Material to process
▽
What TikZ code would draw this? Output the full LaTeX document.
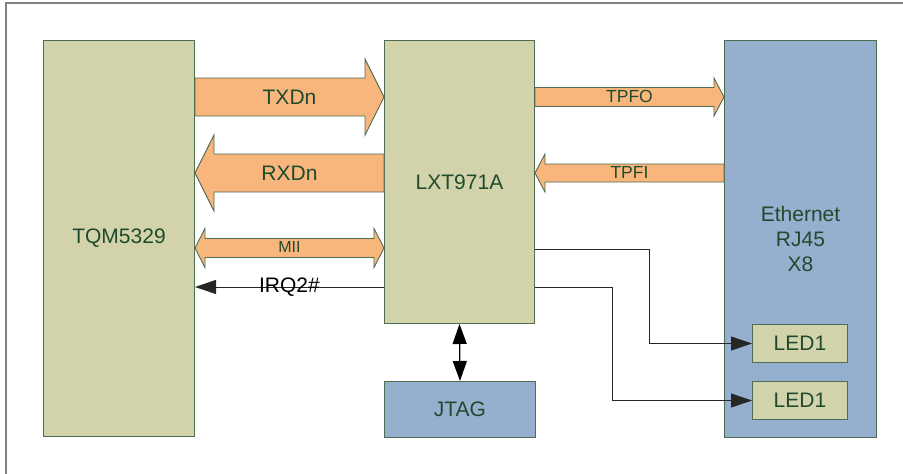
\documentclass[tikz,border=0pt]{standalone}
\usepackage{fontspec}
\setmainfont{Liberation Sans}
\usetikzlibrary{arrows.meta,calc}
\definecolor{khaki}{RGB}{211,211,171}
\definecolor{steel}{RGB}{150,175,207}
\definecolor{orng}{RGB}{248,182,125}
\definecolor{txtc}{RGB}{30,75,45}
\definecolor{edgec}{RGB}{78,108,82}
\definecolor{framec}{RGB}{128,128,128}
\newcommand\FatArrow[5]{%
  \draw[fat] ($(#1)+(0,-#4)$) -- ($(#2)+(#3,-#4)$) -- ($(#2)+(#3,-#5)$) -- (#2)
    -- ($(#2)+(#3,#5)$) -- ($(#2)+(#3,#4)$) -- ($(#1)+(0,#4)$) -- cycle;}
\begin{document}
\begin{tikzpicture}[x=1pt,y=-1pt,
  box/.style={draw=edgec, line width=1pt, anchor=north west, inner sep=0pt,
    text=txtc, font=\fontsize{21}{25}\selectfont, align=center},
  kbox/.style={box, fill=khaki},
  bbox/.style={box, fill=steel},
  fat/.style={draw=edgec, line width=0.9pt, fill=orng, line join=miter},
  lbl/.style={text=txtc, font=\fontsize{21}{25}\selectfont, inner sep=0pt},
  slbl/.style={text=txtc, font=\fontsize{17.5}{20}\selectfont, inner sep=0pt},
  mlbl/.style={text=txtc, font=\fontsize{16}{19}\selectfont, inner sep=0pt},
  sig/.style={draw=black!85, line width=0.9pt, -{Triangle[length=21pt,width=14pt]}},
  jt/.style={draw=black, line width=1.3pt, {Triangle[length=20pt,width=14pt]}-{Triangle[length=20pt,width=14pt]}}
]
\useasboundingbox (0,0) rectangle (903,474);
\draw[framec, line width=2pt] (5.5,474) -- (5.5,3) -- (903,3);

% boxes
\node[kbox, minimum width=151pt, minimum height=396pt] (tqm) at (43,40) {TQM5329};
\node[kbox, minimum width=150pt, minimum height=283pt] (lxt) at (384,40) {LXT971A};
\node[bbox, minimum width=152pt, minimum height=397pt] (eth) at (724,40) {Ethernet\\RJ45\\X8};
\node[kbox, minimum width=95pt, minimum height=38pt] (led1) at (752,324) {LED1};
\node[kbox, minimum width=95pt, minimum height=38pt] (led2) at (752,381) {LED1};
\node[bbox, minimum width=151pt, minimum height=56pt] (jtag) at (384,381) {JTAG};

% anchor points for the bus arrows
\coordinate (txT) at (tqm.east |- 0,97);
\coordinate (txP) at (lxt.west |- 0,97);
\coordinate (rxT) at (lxt.west |- 0,173);
\coordinate (rxP) at (tqm.east |- 0,173);
\coordinate (miA) at (tqm.east |- 0,248);
\coordinate (miB) at (lxt.west |- 0,248);
\coordinate (toT) at (lxt.east |- 0,97);
\coordinate (toP) at (eth.west |- 0,97);
\coordinate (tiT) at (eth.west |- 0,173);
\coordinate (tiP) at (lxt.east |- 0,173);

\FatArrow{txT}{txP}{-19}{19}{38}
\FatArrow{rxT}{rxP}{19}{19}{38}
\FatArrow{toT}{toP}{-10}{9.5}{19}
\FatArrow{tiT}{tiP}{10}{9}{19}
\draw[fat] (miA) -- ($(miA)+(10,-19.5)$) -- ($(miA)+(10,-9.5)$) -- ($(miB)+(-10,-9.5)$)
  -- ($(miB)+(-10,-19.5)$) -- (miB) -- ($(miB)+(-10,19.5)$) -- ($(miB)+(-10,9.5)$)
  -- ($(miA)+(10,9.5)$) -- ($(miA)+(10,19.5)$) -- cycle;

\node[lbl] (txl) at ($(txT)!0.5!(txP)$) {TXDn};
\node[lbl] (rxl) at ($(rxT)!0.5!(rxP)$) {RXDn};
\node[mlbl] (mil) at ($(miA)!0.5!(miB)+(0,-1)$) {MII};
\node[slbl] (tol) at ($(toT)!0.5!(toP)+(0,-1)$) {TPFO};
\node[slbl] (til) at ($(tiT)!0.5!(tiP)+(0,-1)$) {TPFI};

% IRQ line
\coordinate (irS) at (lxt.west |- 0,287);
\coordinate (irE) at (tqm.east |- 0,287);
\draw[sig] (irS) -- (irE);
\node[lbl, text=black] (irl) at ($(irS)!0.5!(irE)$) {IRQ2\#};

% LED lines
\coordinate (l1s) at (lxt.east |- 0,249);
\coordinate (l2s) at (lxt.east |- 0,287);
\draw[sig] (l1s) -- ++(114,0) |- (led1.west);
\draw[sig] (l2s) -- ++(77,0) |- (led2.west);

% JTAG
\draw[jt] (lxt.south) -- (jtag.north);
\end{tikzpicture}
\end{document}
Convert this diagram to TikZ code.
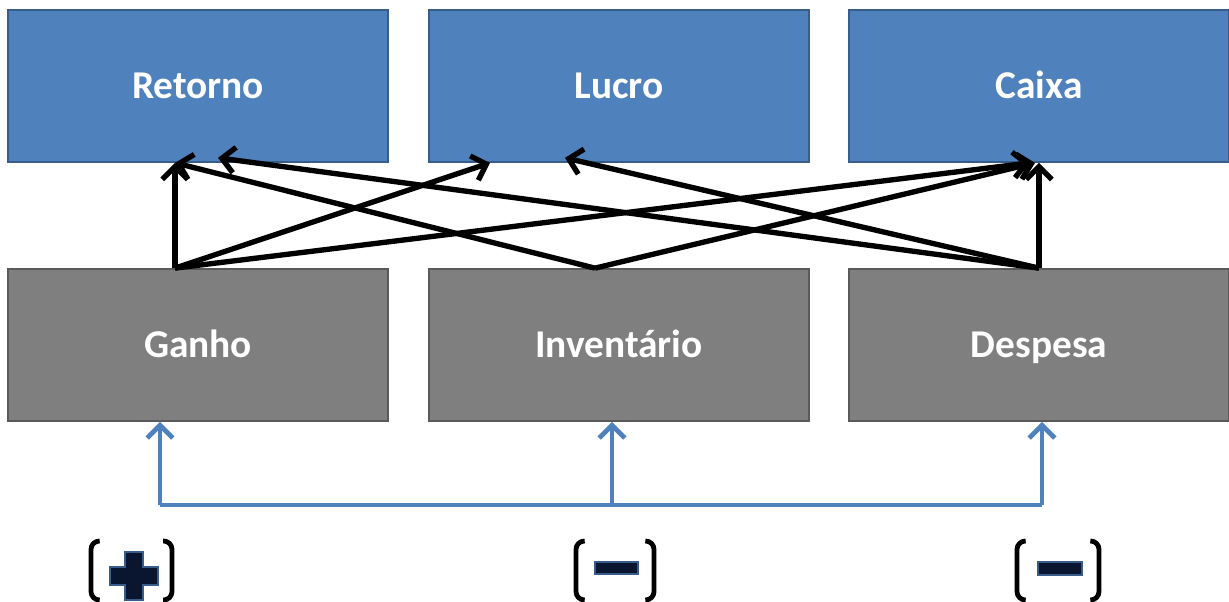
\documentclass[tikz,border=0pt]{standalone}
\usepackage{fontspec}
\setmainfont{Carlito}
\usetikzlibrary{arrows.meta}
\definecolor{topblue}{HTML}{4F81BD}
\definecolor{topedge}{HTML}{385D8A}
\definecolor{midgray}{HTML}{7F7F7F}
\definecolor{grayedge}{HTML}{5A5A5A}
\definecolor{signfill}{HTML}{0A1530}
\begin{document}
\begin{tikzpicture}[x=0.025cm,y=-0.025cm,
    >={Straight Barb[length=3.2mm,width=6.4mm]},
    box/.style={minimum width=9.5cm,minimum height=3.8cm,inner sep=0pt,
      text height=18pt,text depth=0pt,
      line width=1.2pt,text=white,font=\fontsize{28}{32}\selectfont\bfseries},
    result/.style={box,fill=topblue,draw=topedge},
    measure/.style={box,fill=midgray,draw=grayedge},
    link/.style={->,line width=3.8pt,black},
    feed/.style={line width=3.4pt,topblue},
    bracket/.style={line width=3.4pt,rounded corners=6pt,black},
    signmark/.style={fill=signfill,draw=topedge,line width=0.8pt}]
    \useasboundingbox (0,0) rectangle (1229,602);
    % results
    \node[result] (retorno) at (198,86) {Retorno};
    \node[result] (lucro) at (619,86) {Lucro};
    \node[result] (caixa) at (1039,86) {Caixa};
    % measures
    \node[measure] (ganho) at (198,345) {Ganho};
    \node[measure] (inventario) at (619,345) {Inventário};
    \node[measure] (despesa) at (1039,345) {Despesa};
    % links
    \draw [link] ([xshift=-0.575cm]ganho.north) -- ([xshift=-0.575cm]retorno.south);
    \draw [link] ([xshift=-0.575cm]ganho.north) -- ([xshift=-3.225cm]lucro.south);
    \draw [link] ([xshift=-0.575cm]ganho.north) -- ([xshift=-0.225cm]caixa.south);
    \draw [link] ([xshift=-0.6cm]inventario.north) -- ([xshift=-0.575cm]retorno.south);
    \draw [link] ([xshift=-0.6cm]inventario.north) -- ([xshift=-0.1cm]caixa.south);
    \draw [link] (despesa.north) -- ([xshift=0.5cm,yshift=0.125cm]retorno.south);
    \draw [link] (despesa.north) -- ([xshift=-1.35cm,yshift=0.125cm]lucro.south);
    \draw [link] (despesa.north) -- (caixa.south);
    % feedback line
    \coordinate (busg) at (160,505);
    \coordinate (busi) at (612,505);
    \coordinate (busd) at (1042,505);
    \draw [feed] (busg) -- (busd);
    \draw [feed,->] (busg) -- (busg |- ganho.south);
    \draw [feed,->] (busi) -- (busi |- inventario.south);
    \draw [feed,->] (busd) -- (busd |- despesa.south);
    % signs
    \draw [bracket] (99,541) -- (91,541) -- (91,600) -- (99,600);
    \draw [bracket] (163,541) -- (172,541) -- (172,600) -- (163,600);
    \draw [signmark] (125,552) rectangle (143,600);
    \draw [signmark] (110,567) rectangle (158,585);
    \fill [signfill] (126,553) rectangle (142,599);
    \draw [bracket] (584,541) -- (576,541) -- (576,600) -- (584,600);
    \draw [bracket] (646,541) -- (654,541) -- (654,600) -- (646,600);
    \draw [signmark] (595,562) rectangle (638,574);
    \draw [bracket] (1025,541) -- (1017,541) -- (1017,600) -- (1025,600);
    \draw [bracket] (1091,541) -- (1099,541) -- (1099,600) -- (1091,600);
    \draw [signmark] (1038,562) rectangle (1082,575);
\end{tikzpicture}
\end{document}
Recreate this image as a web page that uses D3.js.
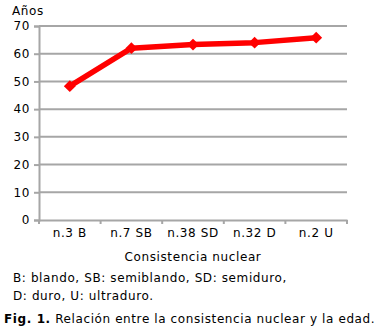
<!DOCTYPE html>
<html>
<head>
<meta charset="utf-8">
<script src="https://cdn.jsdelivr.net/npm/d3@7"></script>
<style>
  body { margin: 0; background: #fff; }
  text { font-family: "DejaVu Sans", Verdana, sans-serif; letter-spacing: 0.6px; }
</style>
</head>
<body>
<script>
const categories = ["n.3 B", "n.7 SB", "n.38 SD", "n.32 D", "n.2 U"]
const edad = [48.3, 62, 63.3, 64, 65.8]
const yTicks = [0, 10, 20, 30, 40, 50, 60, 70]

const WIDTH = 379
const HEIGHT = 334
const plotLeft = 39, plotRight = 347, plotTop = 26, plotBottom = 220
const FONT = 12

const svg = d3.select("body").append("svg")
  .attr("width", WIDTH)
  .attr("height", HEIGHT)

const x = d3.scaleBand().domain(categories).range([plotLeft, plotRight])
const y = d3.scaleLinear().domain([0, 70]).range([plotBottom, plotTop])

// gridlines
svg.append("g")
  .selectAll("line")
  .data(yTicks.filter(d => d > 0))
  .join("line")
  .attr("x1", plotLeft).attr("x2", plotRight)
  .attr("y1", d => y(d)).attr("y2", d => y(d))
  .attr("stroke", "#a6a6a6")
  .attr("stroke-width", 2)

// y axis
const yAxis = svg.append("g")
  .attr("transform", `translate(${plotLeft},0)`)
  .call(d3.axisLeft(y).tickValues(yTicks).tickSize(5).tickPadding(4))
yAxis.select(".domain").attr("stroke", "#a6a6a6").attr("stroke-width", 2)
yAxis.selectAll(".tick line").attr("stroke", "#a6a6a6").attr("stroke-width", 2)
yAxis.selectAll("text").attr("font-size", FONT).attr("fill", "#000")
  .attr("font-family", "DejaVu Sans, Verdana, sans-serif")

// x axis
const xAxis = svg.append("g")
  .attr("transform", `translate(0,${plotBottom})`)
  .call(d3.axisBottom(x).tickSizeOuter(0).tickSize(0).tickPadding(8))
xAxis.select(".domain").attr("stroke", "#a6a6a6").attr("stroke-width", 2)
xAxis.selectAll("text").attr("font-size", FONT).attr("fill", "#000")
  .attr("font-family", "DejaVu Sans, Verdana, sans-serif")

// category separator ticks
svg.append("g")
  .selectAll("line")
  .data(categories.map(c => x(c)).concat([plotRight]))
  .join("line")
  .attr("x1", d => d).attr("x2", d => d)
  .attr("y1", plotBottom).attr("y2", plotBottom + 4)
  .attr("stroke", "#a6a6a6")
  .attr("stroke-width", 2)

// series line
const cx = c => x(c) + x.bandwidth() / 2
const line = d3.line()
  .x((d, i) => cx(categories[i]))
  .y(d => y(d))

svg.append("path")
  .datum(edad)
  .attr("d", line)
  .attr("fill", "none")
  .attr("stroke", "#ff0000")
  .attr("stroke-width", 5.5)
  .attr("stroke-linejoin", "round")

svg.append("g")
  .selectAll("path")
  .data(edad)
  .join("path")
  .attr("transform", (d, i) => `translate(${cx(categories[i])},${y(d)})`)
  .attr("d", d3.symbol(d3.symbolDiamond2, 90))
  .attr("fill", "#ff0000")

// labels
svg.append("text").attr("x", 12).attr("y", 15)
  .attr("font-size", FONT).text("Años")

svg.append("text").attr("x", (plotLeft + plotRight) / 2).attr("y", 261)
  .attr("text-anchor", "middle").attr("font-size", FONT)
  .text("Consistencia nuclear")

svg.append("text").attr("x", 13).attr("y", 282)
  .attr("font-size", FONT)
  .text("B: blando, SB: semiblando, SD: semiduro,")
svg.append("text").attr("x", 13).attr("y", 300)
  .attr("font-size", FONT)
  .text("D: duro, U: ultraduro.")

const cap = svg.append("text").attr("x", 4).attr("y", 323)
  .attr("font-size", FONT)
cap.append("tspan").attr("font-weight", "bold").text("Fig. 1.")
cap.append("tspan").text(" Relación entre la consistencia nuclear y la edad.")
</script>
</body>
</html>
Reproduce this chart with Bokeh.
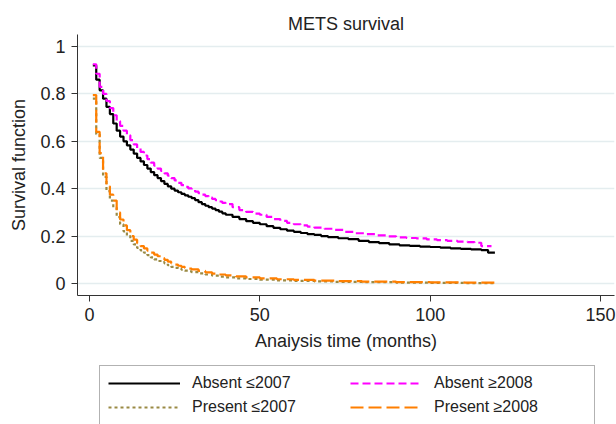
△
Description of the task
Write out the lines beginning with the one that contains "Recreate this image" and ending with the one that contains "const yTicks = [0, 10, 20, 30, 40, 50, 60, 70]", exactly as given. Leave pictures out.

Result
Recreate this image as a web page that uses D3.js.
<!DOCTYPE html>
<html>
<head>
<meta charset="utf-8">
<script src="https://cdn.jsdelivr.net/npm/d3@7"></script>
<style>
  body { margin: 0; background: #fff; }
  text { font-family: "DejaVu Sans", Verdana, sans-serif; letter-spacing: 0.6px; }
</style>
</head>
<body>
<script>
const categories = ["n.3 B", "n.7 SB", "n.38 SD", "n.32 D", "n.2 U"]
const edad = [48.3, 62, 63.3, 64, 65.8]
const yTicks = [0, 10, 20, 30, 40, 50, 60, 70]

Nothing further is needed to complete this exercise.